I find both of these complaints puzzling. The first one presumes that a story of an artist's life is incomplete if it doesn't fully reflect what successive schools of criticism have to say about the artist's art. Well, maybe. But if so, I pity the next biographer of Shakespeare. The second complaint denies that reading text and hearing music are immutably different experiences. The Mark Twain analogy is a false one because both Twain and his biographer would be working in the same medium (a symphony or oil painting based on the life of Mark Twain would not contain excerpts from his writing). Likewise, reading musical notation would be a poor substitute for hearing Armstrong in his actual recordings anyway. I kept my disks of the Hot Fives & Hot Sevens on the turntable throughout my reading of the book, and recommend you do the same.

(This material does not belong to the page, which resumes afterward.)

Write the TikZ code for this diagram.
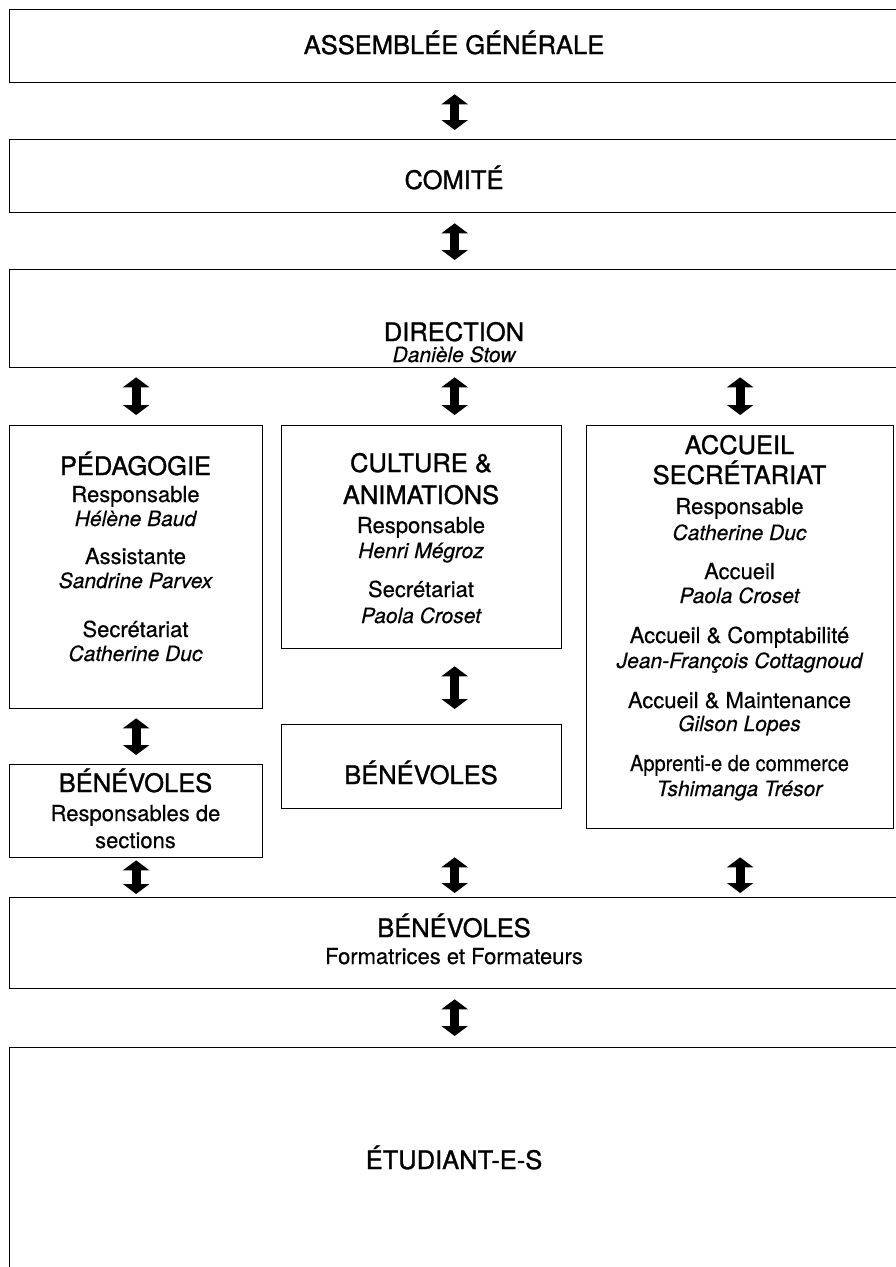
\documentclass[tikz,border=0pt]{standalone}
\usepackage{fontspec}
\usepackage{graphicx}
\setmainfont{TeX Gyre Heros}[FakeBold=0.4]
\newfontfamily\ttlfont{TeX Gyre Heros}[FakeBold=1.2]
\usetikzlibrary{arrows.meta}
\tikzset{
 box/.style={draw=black, line width=1.3pt, anchor=north west, inner sep=0pt, rectangle},
 ttl/.style={font=\ttlfont\fontsize{25.5}{28}\selectfont, anchor=base, inner sep=0pt},
 txt/.style={font=\fontsize{22}{26}\selectfont, anchor=base, inner sep=0pt},
 nm/.style={font=\fontsize{21}{26}\selectfont\itshape, anchor=base, inner sep=0pt},
 tipb/.tip={Triangle[length=10pt 0 0,width=26pt 0 0]},
 biarr/.style={line width=9pt, tipb-tipb}
}
\begin{document}
\begin{tikzpicture}[x=1pt,y=-1pt]
\path[use as bounding box, clip] (0,0) rectangle (896,1267);
% boxes
\node[box, minimum width=890, minimum height=73] (ag) at (9,9) {};
\node[box, minimum width=890, minimum height=73] (com) at (9,139) {};
\node[box, minimum width=890, minimum height=98] (dir) at (9,269) {};
\node[box, minimum width=253, minimum height=283] (ped) at (9,425) {};
\node[box, minimum width=280, minimum height=223] (cult) at (281,425) {};
\node[box, minimum width=307, minimum height=403] (acc) at (586,425) {};
\node[box, minimum width=253, minimum height=93] (benl) at (9,764) {};
\node[box, minimum width=280, minimum height=84] (benm) at (281,724) {};
\node[box, minimum width=890, minimum height=91] (benw) at (9,897) {};
\node[box, minimum width=890, minimum height=230] (etu) at (9,1047) {};
% texts
\node[ttl] (agT) at (454,54) {ASSEMBLÉE GÉNÉRALE};
\node[ttl] (comT) at (454,189) {COMITÉ};
\node[ttl] (dirT) at (454,341) {DIRECTION};
\node[nm] (dirN) at (454,362) {Danièle Stow};
% pedagogie
\node[ttl] (pedT) at (135.5,475) {PÉDAGOGIE};
\node[txt] (ped1) at (135.5,502) {Responsable};
\node[nm] (ped2) at (135.5,526) {Hélène Baud};
\node[txt] (ped3) at (135.5,564) {Assistante};
\node[nm] (ped4) at (135.5,588) {Sandrine Parvex};
\node[txt] (ped5) at (135.5,637) {Secrétariat};
\node[nm] (ped6) at (135.5,661) {Catherine Duc};
% benevoles left
\node[ttl] (benlT) at (135.5,792) {BÉNÉVOLES};
\node[txt] (benl1) at (135.5,821) {Responsables de};
\node[txt] (benl2) at (135.5,848) {sections};
% culture
\node[ttl] (cultT1) at (421,472) {CULTURE \&};
\node[ttl] (cultT2) at (421,504) {ANIMATIONS};
\node[txt] (cult1) at (421,533) {Responsable};
\node[nm] (cult2) at (421,558) {Henri Mégroz};
\node[txt] (cult3) at (421,597) {Secrétariat};
\node[nm] (cult4) at (421,623) {Paola Croset};
\node[ttl] (benmT) at (421,784) {BÉNÉVOLES};
% accueil
\node[ttl] (accT1) at (739.5,454) {ACCUEIL};
\node[ttl] (accT2) at (739.5,484) {SECRÉTARIAT};
\node[txt] (acc1) at (739.5,514) {Responsable};
\node[nm] (acc2) at (739.5,540) {Catherine Duc};
\node[txt] (acc3) at (739.5,579) {Accueil};
\node[nm] (acc4) at (739.5,603) {Paola Croset};
\node[txt] (acc5) at (739.5,643) {Accueil \& Comptabilité};
\node[nm] (acc6) at (739.5,668) {Jean-François Cottagnoud};
\node[txt] (acc7) at (739.5,708) {Accueil \& Maintenance};
\node[nm] (acc8) at (739.5,731) {Gilson Lopes};
\node[txt] (acc9) at (739.5,771) {\scalebox{0.91}[1]{Apprenti-e de commerce}};
\node[nm] (acc10) at (739.5,796) {Tshimanga Trésor};
% wide benevoles
\node[ttl] (benwT) at (454,937) {BÉNÉVOLES};
\node[txt] (benw1) at (454,964) {Formatrices et Formateurs};
\node[ttl] (etuT) at (454,1169) {ÉTUDIANT-E-S};
% arrows
\draw[biarr, shorten <=11pt, shorten >=9pt] (ag.south) -- (com.north);
\draw[biarr, shorten <=10pt, shorten >=9pt] (com.south) -- (dir.north);
\draw[biarr, shorten <=9pt, shorten >=10pt] (dir.south -| ped.north) -- (ped.north);
\draw[biarr, shorten <=9pt, shorten >=10pt] (dir.south) -- (dir.south |- cult.north);
\draw[biarr, shorten <=9pt, shorten >=10pt] (dir.south -| acc.north) -- (acc.north);
\draw[biarr, shorten <=9pt, shorten >=9pt] (ped.south) -- (benl.north);
\draw[biarr, shorten <=17pt, shorten >=15pt] (cult.south -| ag.south) -- (benm.north -| ag.south);
\draw[biarr, shorten <=2pt, shorten >=3pt] (benl.south) -- (benw.north -| benl.south);
\draw[biarr, shorten <=48pt, shorten >=4pt] (benm.south -| benw.north) -- (benw.north);
\draw[biarr, shorten <=28pt, shorten >=4pt] (acc.south) -- (benw.north -| acc.south);
\draw[biarr, shorten <=10pt, shorten >=11pt] (benw.south) -- (etu.north);
\end{tikzpicture}
\end{document}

What Teachout is really saying is that he wishes Bergreen had written an entirely different kind of book. The book that Bergreen did write, a biography for the general reader that humanizes a cultural icon, is delightful. Readers looking for a more detailed analysis of Armstrong's art will find it in any number of jazz studies. But you aren't going to find a more complete exploration of Louis Armstrong, the man, than right here.